The lesson for today is plain. If President Obama wants to block a General Assembly Palestinian statehood resolution, he should act essentially as Messrs. Bush and Baker did. Yet Mr. Obama is highly unlikely to do anything so decisive, which is why many in America and Israel remain gravely concerned about this latest Palestinian diplomatic ploy.

Accordingly, we should turn to Congress, which has a rich history of dealing with U.N. actions it doesn't appreciate. Rather than wait for a Baker-like threat, Congress should legislate broadly that any U.N. action that purports to acknowledge or authorize Palestinian statehood will result in a cutoff of all U.S. contributions to the offending agency.

If the General Assembly ignored this warning, all funds would be cut off to the bloated Secretariat in New York, but not to separate agencies like the World Health Organization, the International Atomic Energy Agency, and others with their own governing bodies and funding mechanisms.

The logic is the same today as it was in 1989. Moreover, our current federal budget deficits provide another attractive reason to reduce U.N. contributions.
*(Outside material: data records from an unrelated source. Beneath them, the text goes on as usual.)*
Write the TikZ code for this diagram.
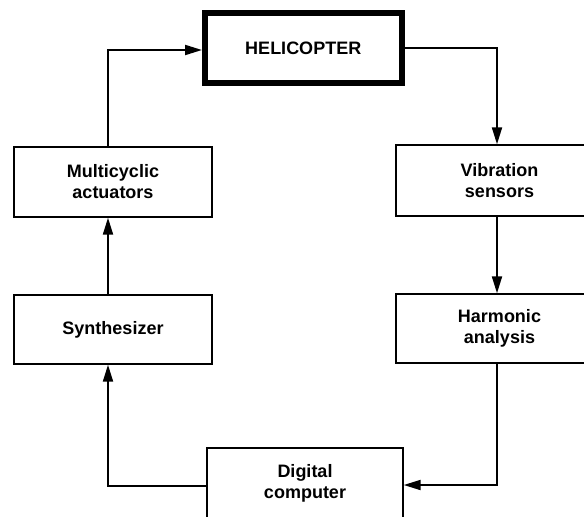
\documentclass[tikz,border=0pt]{standalone}
\usepackage{fontspec}
\setmainfont{Liberation Sans}
\usetikzlibrary{arrows.meta}
\tikzset{
  blk/.style={draw, line width=1.4pt, rectangle, inner sep=0pt, align=center,
    font=\bfseries\fontsize{18}{21}\selectfont},
  heliblk/.style={blk, line width=6pt},
  arr/.style={line width=2pt, -{Triangle[length=17pt,width=10pt]}}
}
\begin{document}
\begin{tikzpicture}[x=1pt,y=-1pt]
\useasboundingbox (0,0) rectangle (584,517);
\clip (0,0) rectangle (584,517);
\node[heliblk, minimum width=196.5pt, minimum height=70pt] (heli) at (303.25,48) {HELICOPTER};
\node[blk, minimum width=198pt, minimum height=70pt] (mult) at (113,182) {Multicyclic\\actuators};
\node[blk, minimum width=198pt, minimum height=69pt] (synth) at (113,329.5) {Synthesizer};
\node[blk, minimum width=207pt, minimum height=71pt] (vib) at (499.5,180.5) {Vibration\\sensors};
\node[blk, minimum width=207pt, minimum height=69pt] (harm) at (499.5,328.5) {Harmonic\\analysis};
\node[blk, minimum width=196pt, minimum height=70pt] (dig) at (305,483) {Digital\\computer};
\draw[arr] ([xshift=-5pt]mult.north) |- ([yshift=-2pt]heli.west);
\draw[arr] (heli.east) -| ([xshift=-2.5pt]vib.north);
\draw[arr] ([xshift=-2.5pt]vib.south) -- ([xshift=-2.5pt]harm.north);
\draw[arr] ([xshift=-2.5pt]harm.south) |- ([yshift=-2pt]dig.east);
\draw[arr] ([yshift=-3pt]dig.west) -| ([xshift=-5pt]synth.south);
\draw[arr] ([xshift=-5pt]synth.north) -- ([xshift=-5pt]mult.south);
\end{tikzpicture}
\end{document}
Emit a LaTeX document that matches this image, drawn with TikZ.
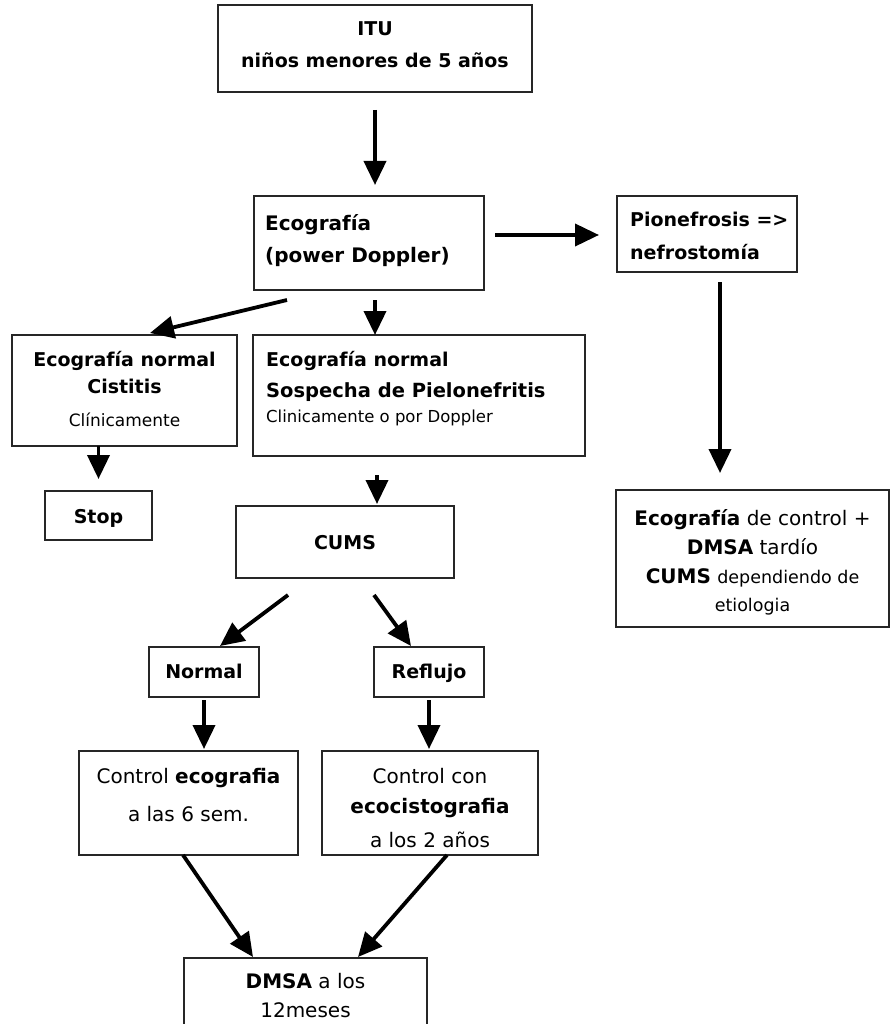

If political realities make it impossible to cut off funding completely, perhaps a partial reduction, say 50%, might be a suitable compromise.

Although the General Assembly will not convene again until September, there is no time to waste.

Fatah's coalition with Hamas already provides statutory grounds (since the U.S. lists Hamas as a terrorist organization) to eliminate funding for the Palestinian Authority. Reducing U.S. funding to the U.N. is the next available, highly visible, target of opportunity. It presents the U.N. membership with a fascinating question: Would they rather recognize Palestinian statehood, or keep America's money?

*Mr. Bolton, who served as U.S. ambassador to the United Nations from 2005 to 2006, is a senior fellow at the American Enterprise Institute.